The Roots Steer Prince Tribute Warm-Up at City Winery in New York

If it wasn’t for the drumset, myriad amps and microphones, slews of music stands and banks of keyboards packed onto the relatively small stage, the atmosphere at City Winery would have been no different from any other high-class restaurant in downtown Manhattan. But the venue was doubling as the Roots’ rehearsal space last night as the band prepared for tonight’s Prince tribute show at Carnegie Hall, where Elvis Costello, D’Angelo, Bettye LaVette, Talib Kweli, Citizen Cope and more will join the Roots (acting as the evening’s house band) for a charity concert to benefit arts education programs.
Although the gig was billed as a tune-up, the all-star show went off with barely a hitch, with Costello, Booker T., the Waterboys, the Blind Boys of Alabama and other guests all taking the stage to jam on Prince’s extensive catalog.
The Waterboys walked out with the Roots and got to the point immediately, opening the show with a version of “Purple Rain” that featured electric fiddle player Steve Wickham raising hell on what Prince had played as an epic guitar solo.

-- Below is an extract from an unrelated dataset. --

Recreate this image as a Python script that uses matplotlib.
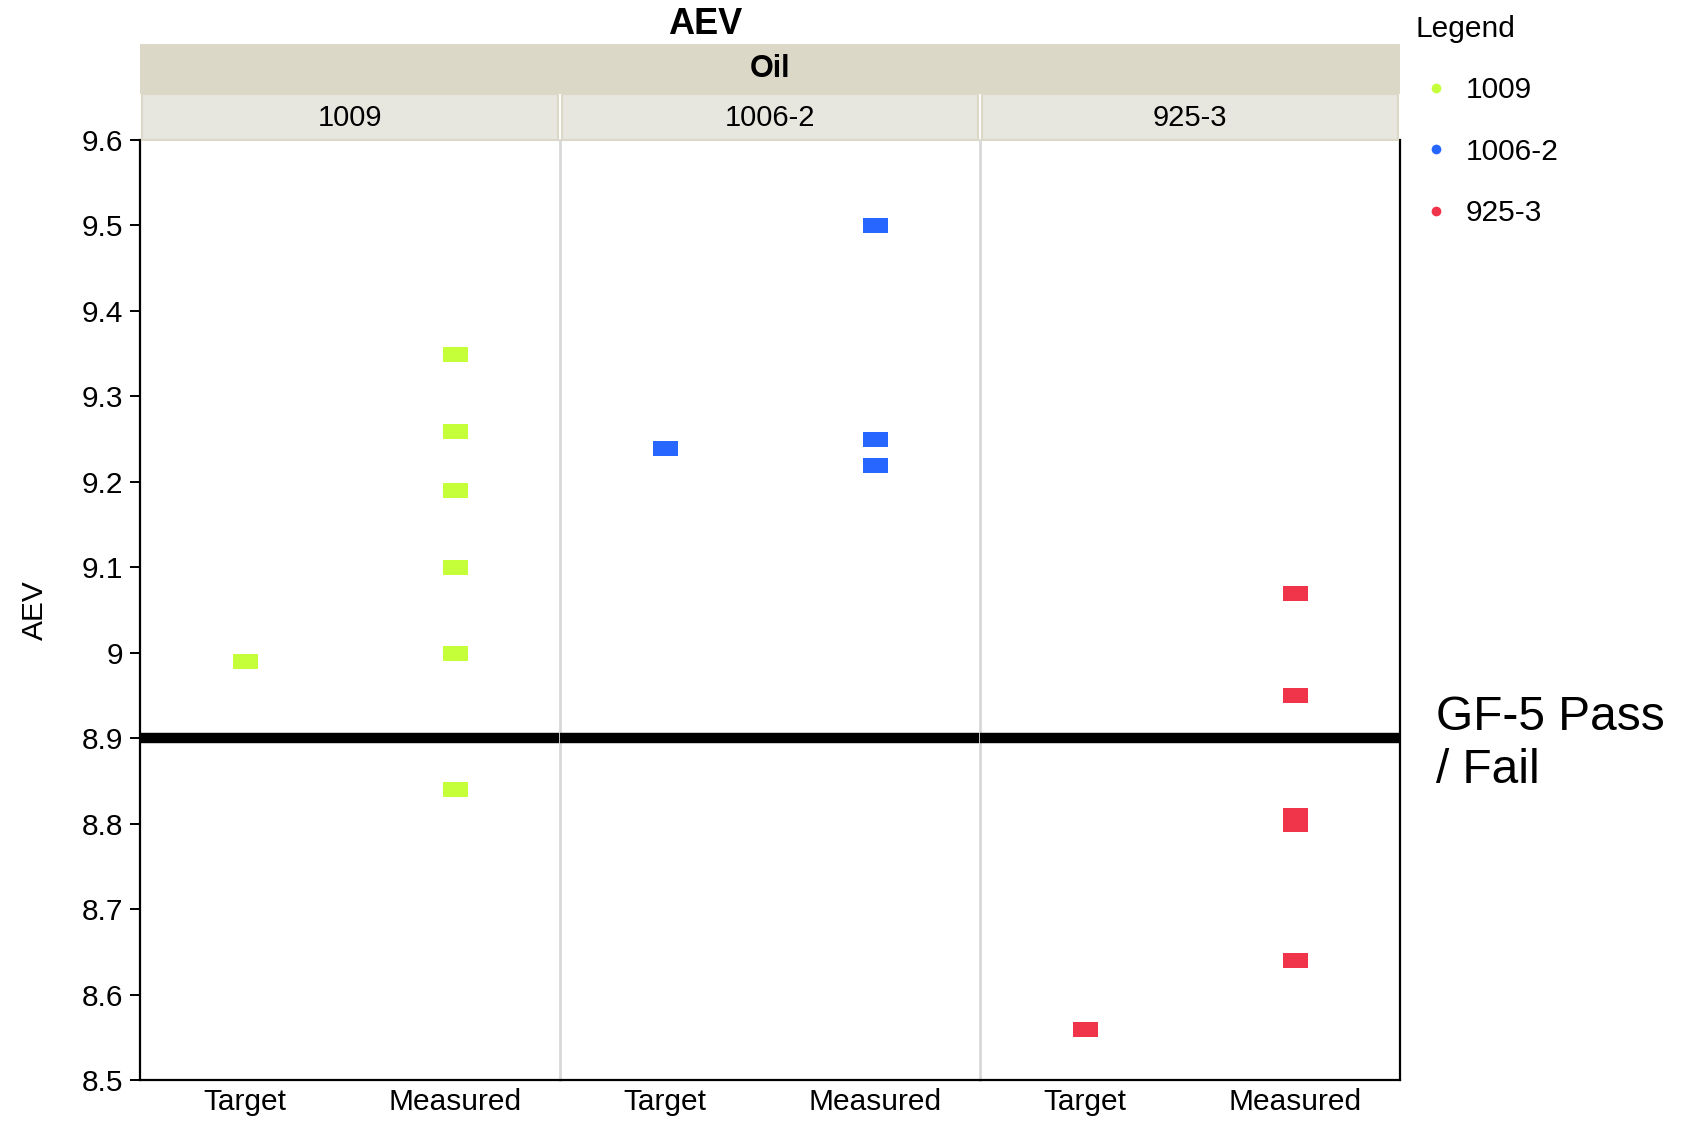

That set the tone for an evening spent cascading through hits and obscurities, chart-toppers and side projects, with special guests shuffling on and offstage between every song. Bilal emerged to offer an extended, multi-genre take on “Sister”; the Blind Boys of Alabama intertwined four-part vocal harmonies on “The Cross”; DeVotchKa injected an Americana bluegrass feel into “Mountains”; and just about every singer who stepped up to a microphone at least made an attempt at slipping into falsetto. SNL‘s Fred Armisen sat in on drums during “The Cross,” leaving Questlove to direct the band from the back of the stage – and to Instagram a photo of Armisen along the way.

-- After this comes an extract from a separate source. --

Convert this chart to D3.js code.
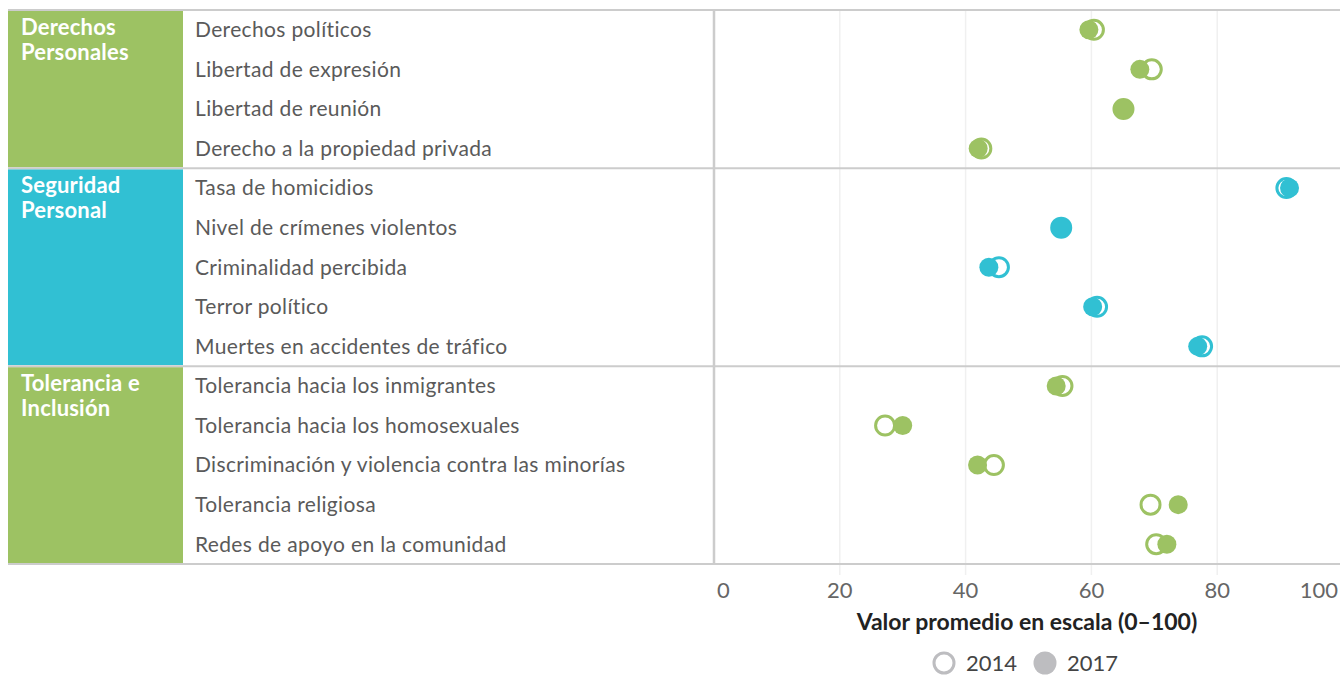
<!DOCTYPE html>
<html>
<head>
<meta charset="utf-8">
<script src="https://cdn.jsdelivr.net/npm/d3@7"></script>
<style>
  html, body { margin: 0; padding: 0; background: #fff; }
  svg { display: block; }
  text { font-family: Lato, "Open Sans", sans-serif; }
</style>
</head>
<body>
<svg id="chart" width="1340" height="677"></svg>
<script>
// ---- data ----
const groups = ["Derechos Personales", "Seguridad Personal", "Tolerancia e Inclusión"];
const groupLines = [["Derechos", "Personales"], ["Seguridad", "Personal"], ["Tolerancia e", "Inclusión"]];
const groupColors = ["#9dc263", "#31c0d3", "#9dc263"];
const items = [
  "Derechos políticos", "Libertad de expresión", "Libertad de reunión", "Derecho a la propiedad privada",
  "Tasa de homicidios", "Nivel de crímenes violentos", "Criminalidad percibida", "Terror político", "Muertes en accidentes de tráfico",
  "Tolerancia hacia los inmigrantes", "Tolerancia hacia los homosexuales", "Discriminación y violencia contra las minorías", "Tolerancia religiosa", "Redes de apoyo en la comunidad"
];
const itemGroup = [0,0,0,0, 1,1,1,1,1, 2,2,2,2,2];
const values2014 = [60.4, 69.6, 65.1, 42.5, 91.0, 55.2, 45.3, 60.9, 77.6, 55.4, 27.2, 44.5, 69.4, 70.3];
const values2017 = [59.6, 67.7, 65.1, 42.0, 91.5, 55.2, 43.7, 60.2, 76.9, 54.4, 30.0, 41.9, 73.8, 72.0];
const tickValues = [0, 20, 40, 60, 80, 100];
const gridValues = [20, 40, 60, 80, 100];
const axisTitle = "Valor promedio en escala (0–100)";
const legendYears = ["2014", "2017"];

// ---- layout ----
const W = 1340;
const plotTop = 10, plotBottom = 564;
const leftX = 8, catW = 175, labelX = 195, plotX0 = 714;
const svg = d3.select("#chart");

const x = d3.scaleLinear().domain([0, 100]).range([plotX0, 1343]);
const y = d3.scaleBand().domain(items).range([plotTop, plotBottom]);
const bw = y.bandwidth();

// gridlines
svg.append("g").selectAll("line").data(gridValues).join("line")
  .attr("x1", d => x(d)).attr("x2", d => x(d))
  .attr("y1", plotTop).attr("y2", plotBottom + 11)
  .attr("stroke", "#f0f0f0").attr("stroke-width", 1.5);

// group blocks
const groupExtents = groups.map((g, gi) => {
  const its = items.filter((d, i) => itemGroup[i] === gi);
  return { gi, y0: y(its[0]), y1: y(its[its.length - 1]) + bw };
});
svg.append("g").selectAll("rect").data(groupExtents).join("rect")
  .attr("x", leftX).attr("width", catW)
  .attr("y", d => d.y0 + 1).attr("height", d => d.y1 - d.y0 - 2)
  .attr("fill", d => groupColors[d.gi]);

const catText = svg.append("g").selectAll("text").data(groupExtents).join("text")
  .attr("x", 21).attr("y", d => d.y0 + 25)
  .attr("fill", "#fff").attr("font-weight", "bold").attr("font-size", 22)
  .attr("letter-spacing", 0.2);
catText.selectAll("tspan").data(d => groupLines[d.gi]).join("tspan")
  .attr("x", 21).attr("dy", (d, i) => i === 0 ? 0 : 25).text(d => d);

// horizontal rules
const rules = [plotTop].concat(groupExtents.map(d => d.y1));
svg.append("g").selectAll("line").data(rules).join("line")
  .attr("x1", leftX).attr("x2", W)
  .attr("y1", d => d).attr("y2", d => d)
  .attr("stroke", "#cccccc").attr("stroke-width", 2);

// vertical axis line
svg.append("line")
  .attr("x1", x(0)).attr("x2", x(0)).attr("y1", plotTop).attr("y2", plotBottom + 1)
  .attr("stroke", "#cccccc").attr("stroke-width", 2.5);

// item labels
svg.append("g").selectAll("text").data(items).join("text")
  .attr("x", labelX).attr("y", d => y(d) + bw / 2).attr("dy", "0.35em")
  .attr("fill", "#5a5a5a").attr("font-size", 21).attr("letter-spacing", 0.35)
  .text(d => d);

// dots
const dotG = svg.append("g");
dotG.selectAll("circle.y2014").data(items).join("circle")
  .attr("class", "y2014")
  .attr("cx", (d, i) => x(values2014[i])).attr("cy", d => y(d) + bw / 2)
  .attr("r", 9.5).attr("fill", "#fff")
  .attr("stroke", (d, i) => groupColors[itemGroup[i]]).attr("stroke-width", 3);
dotG.selectAll("circle.y2017").data(items).join("circle")
  .attr("class", "y2017")
  .attr("cx", (d, i) => x(values2017[i])).attr("cy", d => y(d) + bw / 2)
  .attr("r", 9.5).attr("fill", (d, i) => groupColors[itemGroup[i]]);

// tick labels
svg.append("g").selectAll("text").data(tickValues).join("text")
  .attr("x", d => d === 0 ? x(d) + 3 : d === 100 ? 1338 : x(d))
  .attr("y", 598)
  .attr("text-anchor", d => d === 0 ? "start" : d === 100 ? "end" : "middle")
  .attr("fill", "#666").attr("font-size", 22).text(d => d);

// axis title
svg.append("text")
  .attr("x", (x(0) + W) / 2).attr("y", 630)
  .attr("text-anchor", "middle").attr("font-weight", "bold")
  .attr("font-size", 23).attr("fill", "#222").text(axisTitle);

// legend
const leg = svg.append("g");
const legX = [944, 1045];
leg.selectAll("circle").data(legendYears).join("circle")
  .attr("cx", (d, i) => legX[i]).attr("cy", 663)
  .attr("r", (d, i) => i === 0 ? 10 : 11.5)
  .attr("fill", (d, i) => i === 0 ? "#fff" : "#bdbdc0")
  .attr("stroke", (d, i) => i === 0 ? "#bdbdc0" : "none")
  .attr("stroke-width", 3);
leg.selectAll("text").data(legendYears).join("text")
  .attr("x", (d, i) => legX[i] + 22).attr("y", 671)
  .attr("fill", "#444").attr("font-size", 22).text(d => d);
</script>
</body>
</html>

Armisten’s former SNL colleague Maya Rudolph also performed as Princess (the name of her Prince cover band with singer Gretchen Lieberum), backing up Kat Edmonson’s simple, stripped down version of “Nothing Compares 2 U” and breaking it down with some semi-choreographed dance moves (and some ear-splitting screaming) while performing “Darling Nikki.” They also backed up Elvis Costello – in his trademark fedora and shades – as he jumped up on stage to play “Moonbeam Levels,” reading lyrics off the music stand in front of him and kicking his voice up into a falsetto by the end.

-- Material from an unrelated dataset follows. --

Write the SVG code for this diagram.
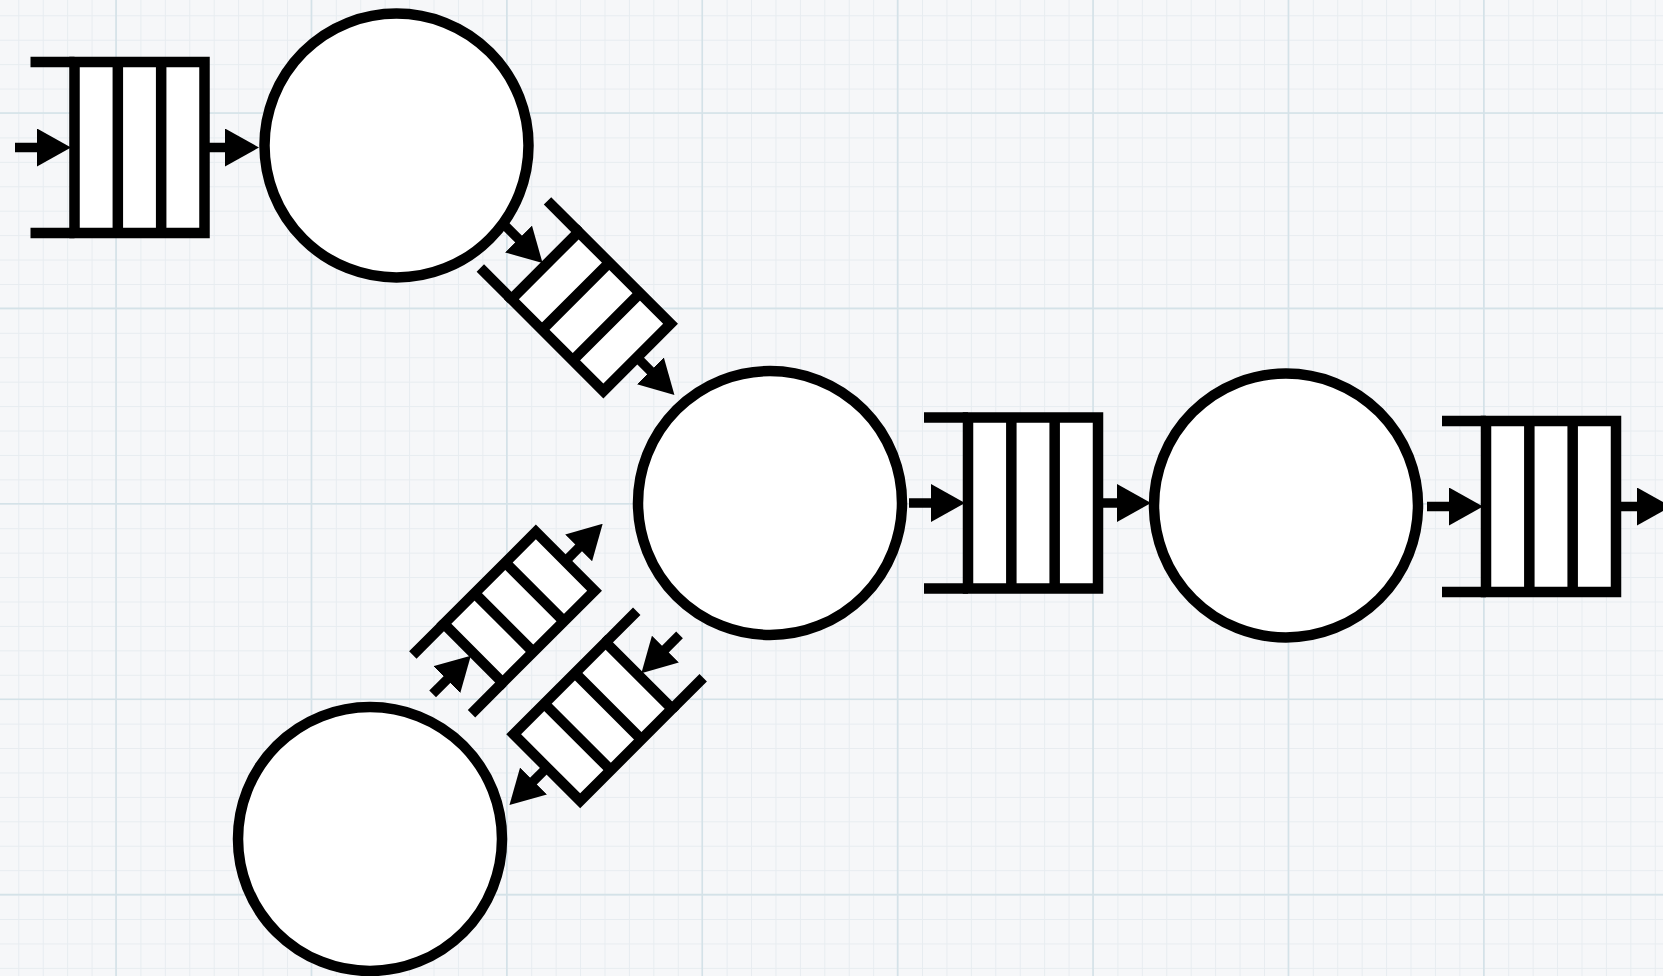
<svg xmlns="http://www.w3.org/2000/svg" width="1663" height="976" viewBox="0 0 1663 976">
<style>
.q{fill:#fff;stroke:#000;stroke-width:10.5}
.l{fill:none;stroke:#000;stroke-width:10.5;stroke-linecap:butt}
.c{fill:#fff;stroke:#000;stroke-width:10.5}
.a{fill:none;stroke:#000;stroke-width:9.5;marker-end:url(#ah)}
.mj{fill:none;stroke:#d4e2e8;stroke-width:1.6}
</style>
<defs>
<pattern id="minor" patternUnits="userSpaceOnUse" x="116" y="113" width="24.425" height="24.425">
<path d="M0.5,0 V24.425 M0,0.5 H24.425" fill="none" stroke="#e7ecf0" stroke-width="1"/>
</pattern>
<marker id="ah" markerUnits="userSpaceOnUse" markerWidth="34" markerHeight="38" refX="13" refY="19" orient="auto" viewBox="0 0 34 38">
<path d="M0,0 L34,19 L0,38 Z" fill="#000"/>
</marker>
</defs>
<g id="background">
<rect x="0" y="0" width="1663" height="976" fill="#f6f7f9"/>
<rect x="0" y="0" width="1663" height="976" fill="url(#minor)"/>
<path class="mj" d="M116,0 V976 M311.4,0 V976 M506.8,0 V976 M702.2,0 V976 M897.6,0 V976 M1093,0 V976 M1288.4,0 V976 M1483.8,0 V976 M0,113 H1663 M0,308.4 H1663 M0,503.8 H1663 M0,699.2 H1663 M0,894.6 H1663"/>
</g>
<g id="node-circle1"><circle class="c" cx="396.5" cy="145.5" r="132"/></g>
<g id="node-circle2"><circle class="c" cx="770" cy="503" r="132"/></g>
<g id="node-circle3"><circle class="c" cx="1286" cy="505.5" r="132"/></g>
<g id="node-circle4"><circle class="c" cx="370" cy="839" r="132"/></g>
<g id="node-queue1" transform="translate(139.5 147.5)">
<rect class="q" x="-65" y="-85.5" width="130" height="171"/>
<path class="l" d="M-21.67,-85.5 V85.5 M21.67,-85.5 V85.5 M-109,-85.5 H-65 M-109,85.5 H-65"/>
</g>
<g id="node-queue2" transform="translate(1033 503)">
<rect class="q" x="-65" y="-85.5" width="130" height="171"/>
<path class="l" d="M-21.67,-85.5 V85.5 M21.67,-85.5 V85.5 M-109,-85.5 H-65 M-109,85.5 H-65"/>
</g>
<g id="node-queue3" transform="translate(1551 506.5)">
<rect class="q" x="-65" y="-85.5" width="130" height="171"/>
<path class="l" d="M-21.67,-85.5 V85.5 M21.67,-85.5 V85.5 M-109,-85.5 H-65 M-109,85.5 H-65"/>
</g>
<g id="node-queue4" transform="translate(591 311.5) rotate(45)">
<rect class="q" x="-65" y="-47.5" width="130" height="95"/>
<path class="l" d="M-21.67,-47.5 V47.5 M21.67,-47.5 V47.5 M-109,-47.5 H-65 M-109,47.5 H-65"/>
</g>
<g id="node-queue5" transform="translate(519.25 607.25) rotate(-45)">
<rect class="q" x="-65" y="-41.5" width="130" height="83"/>
<path class="l" d="M-21.67,-41.5 V41.5 M21.67,-41.5 V41.5 M-109,-41.5 H-65 M-109,41.5 H-65"/>
</g>
<g id="node-queue6" transform="translate(592.9 721.6) rotate(135)">
<rect class="q" x="-65" y="-47" width="130" height="94"/>
<path class="l" d="M-21.67,-47 V47 M21.67,-47 V47 M-109,-47 H-65 M-109,47 H-65"/>
</g>
<g id="connectors">
<line class="a" x1="15" y1="147.5" x2="50" y2="147.5"/>
<line class="a" x1="204" y1="147.5" x2="238" y2="147.5"/>
<line class="a" x1="909" y1="503" x2="944" y2="503"/>
<line class="a" x1="1098" y1="503" x2="1130" y2="503"/>
<line class="a" x1="1427" y1="506.5" x2="1462" y2="506.5"/>
<line class="a" x1="1616" y1="506.5" x2="1650" y2="506.5"/>
<g transform="translate(591 311.5) rotate(45)">
<line class="a" x1="-122.5" y1="0" x2="-89.5" y2="0"/>
<line class="a" x1="65" y1="0" x2="97" y2="0"/>
</g>
<g transform="translate(519.25 607.25) rotate(-45)">
<line class="a" x1="-122.5" y1="0" x2="-89.5" y2="0"/>
<line class="a" x1="65" y1="0" x2="97" y2="0"/>
</g>
<g transform="translate(592.9 721.6) rotate(135)">
<line class="a" x1="-122.5" y1="0" x2="-89.5" y2="0"/>
<line class="a" x1="65" y1="0" x2="97" y2="0"/>
</g>
</g>
</svg>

But maybe the best performance of the evening – or at least the most memorable – was Bhi Bhiman’s solo acoustic take on “When Doves Cry,” his vocals giving off a haunted air that left the crowd speechless. The show reached its funkiest echelon when fDeluxe (formerly the Prince-curated Family) came out to perform with the Roots, running through “High Fashion” and “Mutiny” from the Family’s self-titled album, Paul Peterson’s thunderous bass helming the ferocious jam. The Roots and fDeluxe brought Armisen and Princess back out for a loose take on “1999,” which morphed into a singalong, with each person on stage sharing microphones back and forth.
While the 90-minute show served essentially as a dress rehearsal for tonight’s main event, the loose vibe and intimate venue made it feel like a behind-the-scenes look into how all-star concerts come together. From the first chords of “Purple Rain” to the last strains of “1999,” the answer was, seamlessly.